Dataset content:
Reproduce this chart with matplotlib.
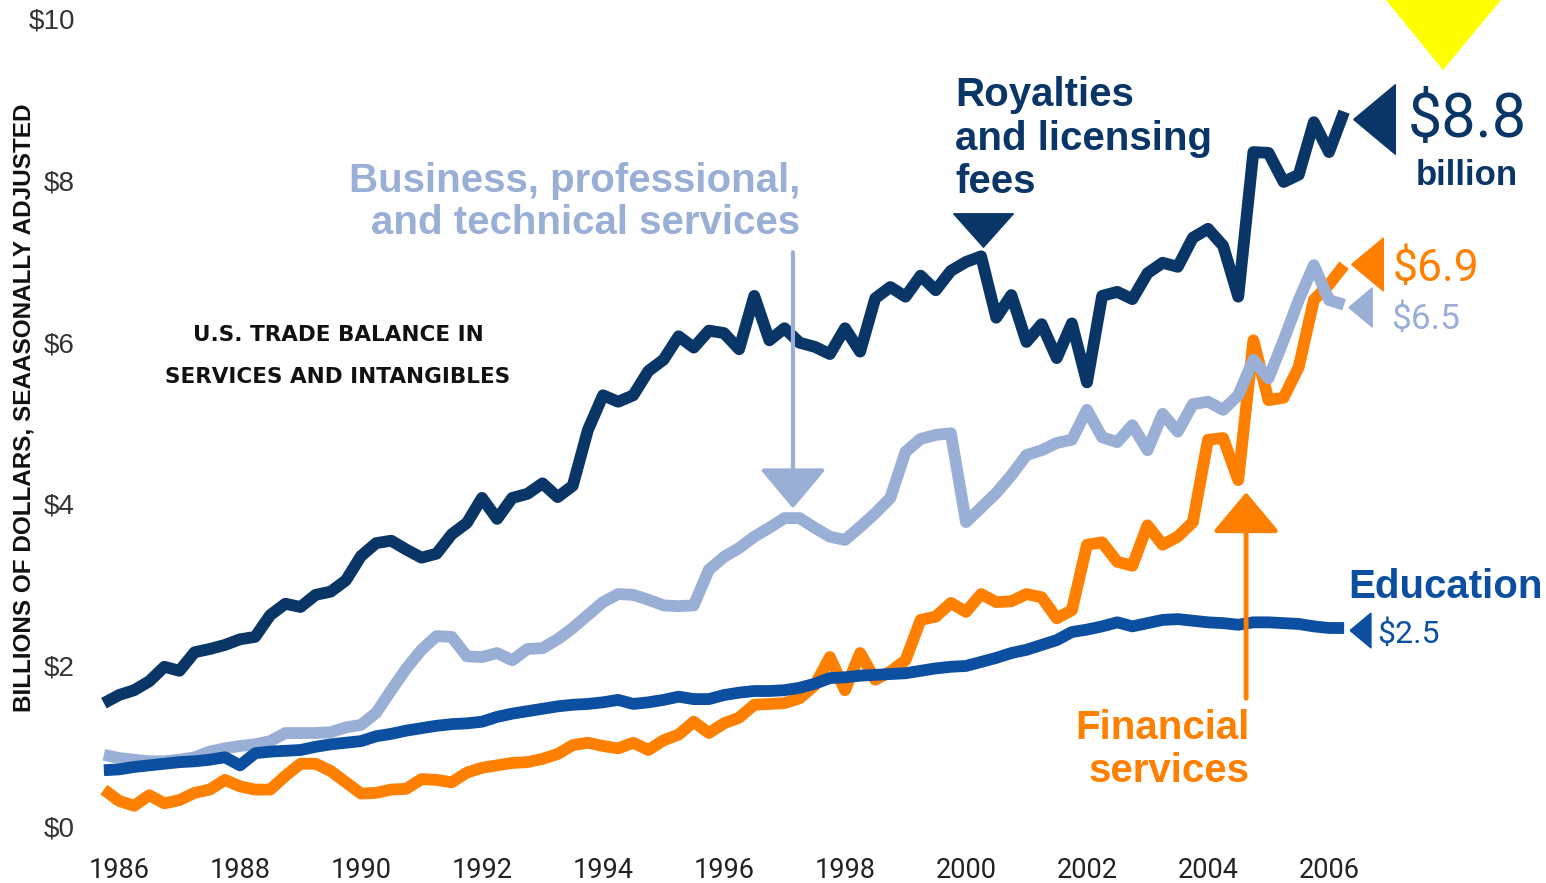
import matplotlib
matplotlib.use("Agg")
import matplotlib.pyplot as plt
import numpy as np
from matplotlib.patches import Polygon

# quarterly trade balance, billions of dollars (first quarter shown = late 1985)
start_year = 1985.75

royalties = [1.57, 1.67, 1.73, 1.84, 2.02, 1.97, 2.20, 2.24, 2.29, 2.36,
             2.39, 2.66, 2.80, 2.76, 2.91, 2.95, 3.09, 3.39, 3.55, 3.58,
             3.47, 3.37, 3.42, 3.66, 3.80, 4.11, 3.85, 4.11, 4.16, 4.29,
             4.12, 4.26, 4.95, 5.38, 5.30, 5.38, 5.68, 5.82, 6.11, 5.97,
             6.18, 6.15, 5.95, 6.61, 6.06, 6.21, 6.03, 5.98, 5.89, 6.21,
             5.92, 6.58, 6.72, 6.60, 6.86, 6.68, 6.92, 7.03, 7.10, 6.34,
             6.62, 6.04, 6.26, 5.84, 6.27, 5.54, 6.61, 6.66, 6.57, 6.89,
             7.02, 6.97, 7.33, 7.44, 7.23, 6.60, 8.39, 8.38, 8.02, 8.11,
             8.76, 8.39, 8.89]

business = [0.93, 0.89, 0.87, 0.85, 0.85, 0.87, 0.90, 0.97, 1.01, 1.04,
            1.06, 1.10, 1.20, 1.20, 1.20, 1.21, 1.27, 1.30, 1.45, 1.73,
            2.00, 2.23, 2.40, 2.39, 2.15, 2.14, 2.19, 2.10, 2.24, 2.25,
            2.36, 2.50, 2.66, 2.82, 2.92, 2.91, 2.85, 2.78, 2.77, 2.78,
            3.22, 3.38, 3.49, 3.63, 3.74, 3.86, 3.86, 3.74, 3.63, 3.59,
            3.75, 3.92, 4.11, 4.68, 4.84, 4.89, 4.91, 3.81, 3.99, 4.17,
            4.39, 4.64, 4.70, 4.79, 4.83, 5.20, 4.86, 4.80, 5.01, 4.70,
            5.15, 4.93, 5.27, 5.30, 5.20, 5.38, 5.82, 5.59, 6.06, 6.56,
            6.99, 6.56, 6.50]

financial = [0.50, 0.36, 0.30, 0.43, 0.33, 0.37, 0.46, 0.50, 0.62, 0.54,
             0.50, 0.50, 0.67, 0.82, 0.82, 0.73, 0.59, 0.45, 0.46, 0.50,
             0.51, 0.63, 0.62, 0.59, 0.71, 0.77, 0.80, 0.83, 0.84, 0.88,
             0.94, 1.05, 1.08, 1.04, 1.01, 1.08, 0.99, 1.11, 1.18, 1.34,
             1.20, 1.32, 1.39, 1.55, 1.56, 1.57, 1.63, 1.79, 2.14, 1.73,
             2.19, 1.86, 1.96, 2.10, 2.60, 2.64, 2.81, 2.70, 2.92, 2.82,
             2.83, 2.92, 2.88, 2.62, 2.72, 3.53, 3.56, 3.32, 3.27, 3.77,
             3.53, 3.63, 3.81, 4.83, 4.85, 4.33, 6.06, 5.32, 5.35, 5.73,
             6.56, 6.75, 6.99]

education = [0.74, 0.75, 0.78, 0.80, 0.82, 0.84, 0.85, 0.87, 0.90, 0.80,
             0.95, 0.97, 0.98, 0.99, 1.03, 1.06, 1.08, 1.10, 1.16, 1.19,
             1.23, 1.26, 1.29, 1.31, 1.32, 1.34, 1.40, 1.44, 1.47, 1.50,
             1.53, 1.55, 1.56, 1.58, 1.61, 1.56, 1.58, 1.61, 1.65, 1.62,
             1.62, 1.67, 1.70, 1.72, 1.72, 1.73, 1.76, 1.81, 1.88, 1.89,
             1.91, 1.92, 1.93, 1.94, 1.97, 2.00, 2.02, 2.03, 2.08, 2.13,
             2.19, 2.23, 2.29, 2.35, 2.45, 2.48, 2.52, 2.57, 2.52, 2.56,
             2.60, 2.61, 2.59, 2.57, 2.56, 2.54, 2.57, 2.57, 2.56, 2.55,
             2.52, 2.50, 2.50]

year_ticks = [1986, 1988, 1990, 1992, 1994, 1996, 1998, 2000, 2002, 2004, 2006]
dollar_ticks = [0, 2, 4, 6, 8, 10]
end_values = [8.8, 6.9, 6.5, 2.5]          # royalties, financial, business, education
end_labels = ['$8.8', '$6.9', '$6.5', '$2.5']

#colors
navy = '#0a3667'
light = '#9aafd5'
orange = '#ff8000'
edu_blue = '#0c4fa0'

narrow = ['Roboto', 'DejaVu Sans']
bold = ['Liberation Sans', 'DejaVu Sans']

W, H = 1546, 883
def fx(px):
    return px / W
def fy(py):
    return 1 - py / H

fig = plt.figure(figsize=(W / 100, H / 100), dpi=100)
ax = fig.add_axes([0, 0, 1, 1])
ax.set_xlim(1984.033, 2009.587)
ax.set_ylim(-0.656, 10.272)
ax.axis('off')

quarters = start_year + 0.25 * np.arange(len(royalties))

#the four series
line_kw = dict(lw=8.5, solid_joinstyle='round', solid_capstyle='butt')
ax.plot(quarters, financial, color=orange, zorder=2, **line_kw)
ax.plot(quarters, business, color=light, zorder=3, **line_kw)
ax.plot(quarters, education, color=edu_blue, zorder=4, **line_kw)
ax.plot(quarters, royalties, color=navy, zorder=5, **line_kw)

#tick labels
for yr in year_ticks:
    ax.text(yr, fy(878), str(yr), transform=ax.get_xaxis_transform(), ha='center',
            va='baseline', fontsize=19.5, color='#222222', family=narrow)
for d in dollar_ticks:
    ax.text(fx(75), d, '${}'.format(d), transform=ax.get_yaxis_transform(), ha='right',
            va='center', fontsize=20, color='#333333', family=bold)

fig.text(fx(24), fy(408), 'BILLIONS OF DOLLARS, SEAASONALLY ADJUSTED', rotation=90,
         ha='center', va='center', fontsize=17.5, weight='bold', color='#111111', family=bold)

#chart title
fig.text(fx(338), fy(341), 'U.S. TRADE BALANCE IN', ha='center', va='baseline',
         fontsize=15.5, weight='bold', color='#111111', family='DejaVu Sans')
fig.text(fx(338), fy(383), 'SERVICES AND INTANGIBLES', ha='center', va='baseline',
         fontsize=15.5, weight='bold', color='#111111', family='DejaVu Sans')

#series callouts
call_kw = dict(fontsize=29, weight='bold', family=bold, va='baseline')
fig.text(fx(800), fy(192), 'Business, professional,', ha='right', color=light, **call_kw)
fig.text(fx(800), fy(234), 'and technical services', ha='right', color=light, **call_kw)
fig.text(fx(955), fy(106), 'Royalties', ha='left', color=navy, **call_kw)
fig.text(fx(955), fy(150), 'and licensing', ha='left', color=navy, **call_kw)
fig.text(fx(955), fy(193), 'fees', ha='left', color=navy, **call_kw)
fig.text(fx(1250), fy(739), 'Financial', ha='right', color=orange, **call_kw)
fig.text(fx(1250), fy(782), 'services', ha='right', color=orange, **call_kw)
fig.text(fx(1348), fy(598), 'Education', ha='left', color=edu_blue, **call_kw)

#arrows pointing to the series
ax.annotate('', xy=(1997.14, 3.98), xytext=(1997.14, 7.15),
            arrowprops=dict(arrowstyle='-|>,head_length=25,head_width=21', mutation_scale=1,
                            color=light, lw=3, shrinkA=0, shrinkB=0), zorder=6)
ax.annotate('', xy=(2004.63, 4.18), xytext=(2004.63, 1.63),
            arrowprops=dict(arrowstyle='-|>,head_length=25,head_width=21', mutation_scale=1,
                            color=orange, lw=3.5, shrinkA=0, shrinkB=0), zorder=6)
down_tri = [(-0.5, 0.28), (0.5, 0.28), (0, -0.28), (-0.5, 0.28)]
ax.plot([2000.28], [7.42], marker=down_tri, markersize=43, color=navy, lw=0, zorder=6)

#end-of-line markers and values
left_tri = [(-0.3, 0), (0.3, 0.5), (0.3, -0.5), (-0.3, 0)]
last_x = quarters[-1]
ax.plot([last_x + 0.49], [end_values[0]], marker=left_tri, markersize=50, color=navy, lw=0)
ax.plot([last_x + 0.38], [end_values[1] + 0.11], marker=left_tri, markersize=38, color=orange, lw=0)
ax.plot([last_x + 0.26], [end_values[2] - 0.03], marker=left_tri, markersize=28, color=light, lw=0)
ax.plot([last_x + 0.27], [end_values[3] - 0.02], marker=left_tri, markersize=25, color=edu_blue, lw=0)

fig.text(fx(1408), fy(137), end_labels[0], ha='left', va='baseline', fontsize=44,
         color=navy, family=narrow)
fig.text(fx(1467), fy(185), 'billion', ha='center', va='baseline', fontsize=25,
         weight='bold', color=navy, family=bold)
fig.text(fx(1393), fy(281), end_labels[1], ha='left', va='baseline', fontsize=32,
         color=orange, family=narrow)
fig.text(fx(1391), fy(329), end_labels[2], ha='left', va='baseline', fontsize=25.5,
         color=light, family=narrow)
fig.text(fx(1377), fy(643), end_labels[3], ha='left', va='baseline', fontsize=23,
         color=edu_blue, family=narrow)

#yellow marker at top right
fig.patches.append(Polygon([(fx(1381), fy(-6)), (fx(1506), fy(-6)), (fx(1443), fy(70))],
                           closed=True, transform=fig.transFigure, facecolor='#ffff00',
                           edgecolor='none'))

plt.savefig('out.png', dpi=100)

Set problem: Return nothing but the lines running from the start of the data to the line with "start_year = 1985.75", please, both ends included and no pictures.

The answer:
Reproduce this chart with matplotlib.
import matplotlib
matplotlib.use("Agg")
import matplotlib.pyplot as plt
import numpy as np
from matplotlib.patches import Polygon

# quarterly trade balance, billions of dollars (first quarter shown = late 1985)
start_year = 1985.75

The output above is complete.